Sem dúvida são as reações provocadas por essas palavras, e não pelas obras, que colocaram todas as idéias fora do lugar. O espírito de 1967, e 1968, quando se tornou imperioso tostar-se sob um sol de céu de anil, incorporou-se a um grupo de obras numericamente inexpressivas mas qualitativamente tão fortes que as marcas de sua passagem não puderam ser apagadas. Curiosamente, o correr da década derrubou também de sua trincheira, da qual falava com a autoridade de maior audiência do Brasil, o programa de Chacrinha.

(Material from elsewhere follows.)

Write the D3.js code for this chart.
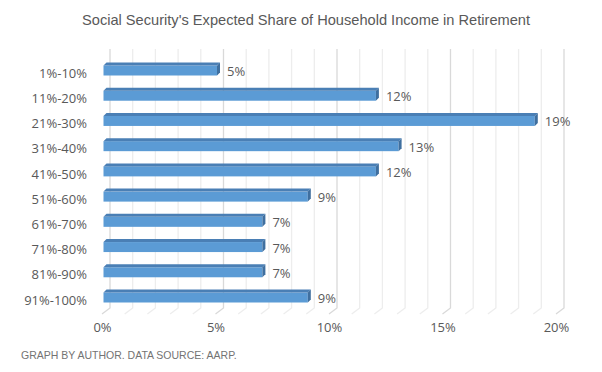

Seu nome hoje raramente aparece naquela “imprensa intelectualizada” que antes do tropicalismo horrorizava- se com o que lá era mostrado. Aos 60 anos, o criador da “Buzina do Chacrinha” transmite todos os sábados seu repertório com a mesma disposição do tempo em que era objeto de extensas análises dos comunicadores brasileiros. “Eu ensinei (o empresário) Guilherme Araújo a fantasiar Caetano Veloso de bananeiro”, diz ele. “O tropicalismo é uma invenção minha — alegre, festiva, louca, e o meu programa é assim.” Num de seus programas recentes ele premiou uma caloura que tentou cantar “Prisioneira do Amor” com o Troféu Abacaxi e ofereceu-lhe uma passagem de ônibus para o Ceará; pediu aos telespectadores que respondam se são a favor ou contra o homem usar peruca; serviu de mediador entre os sete jurados que discutiam os méritos de uma canção em que o calouro diz que um boi marcou encontro com uma vaca e não foi; apresentou o colunista Ibrahim Sued que, ao som de buzinadas, ia catalogando as maiores cafonices, anunciando “cafonice número 1” até “cafonice número 10”. Suas dezesseis chacretes, vestindo maiôs mais discretos que dez anos atrás, atendem pelos nomes de Índia Bartira, Maria Pé de Ouro. Um de seus convidados ilustres, Raul Seixas, de boina verde e óculos escuros, fantasiado de xerife, dá tiros de espoleta enquanto grita “O Dia em que a Terra Parou”. Ce n’est pas possible!, exclama Chacrinha a propósito de nada. E não esquece de quem o vê: “Você que está em casa, de penhoar verde, boina amarela, aquele beijo na testa!” Há um ar de resignada aceitação de tudo aquilo na sua voz: “Caetano e Gil? Continuam os mesmos bons cantores. Não usam mais bananas mas vestem outras fantasias. E só não vêm ao meu programa porque ficaram caros demais”. As Frenéticas acabam de cantar “A Felicidade Bate à Sua Porta” enquanto Chacrinha conclui: “Não vêm ao meu programa mas o tropicalismo não acaba. É o Brasil”.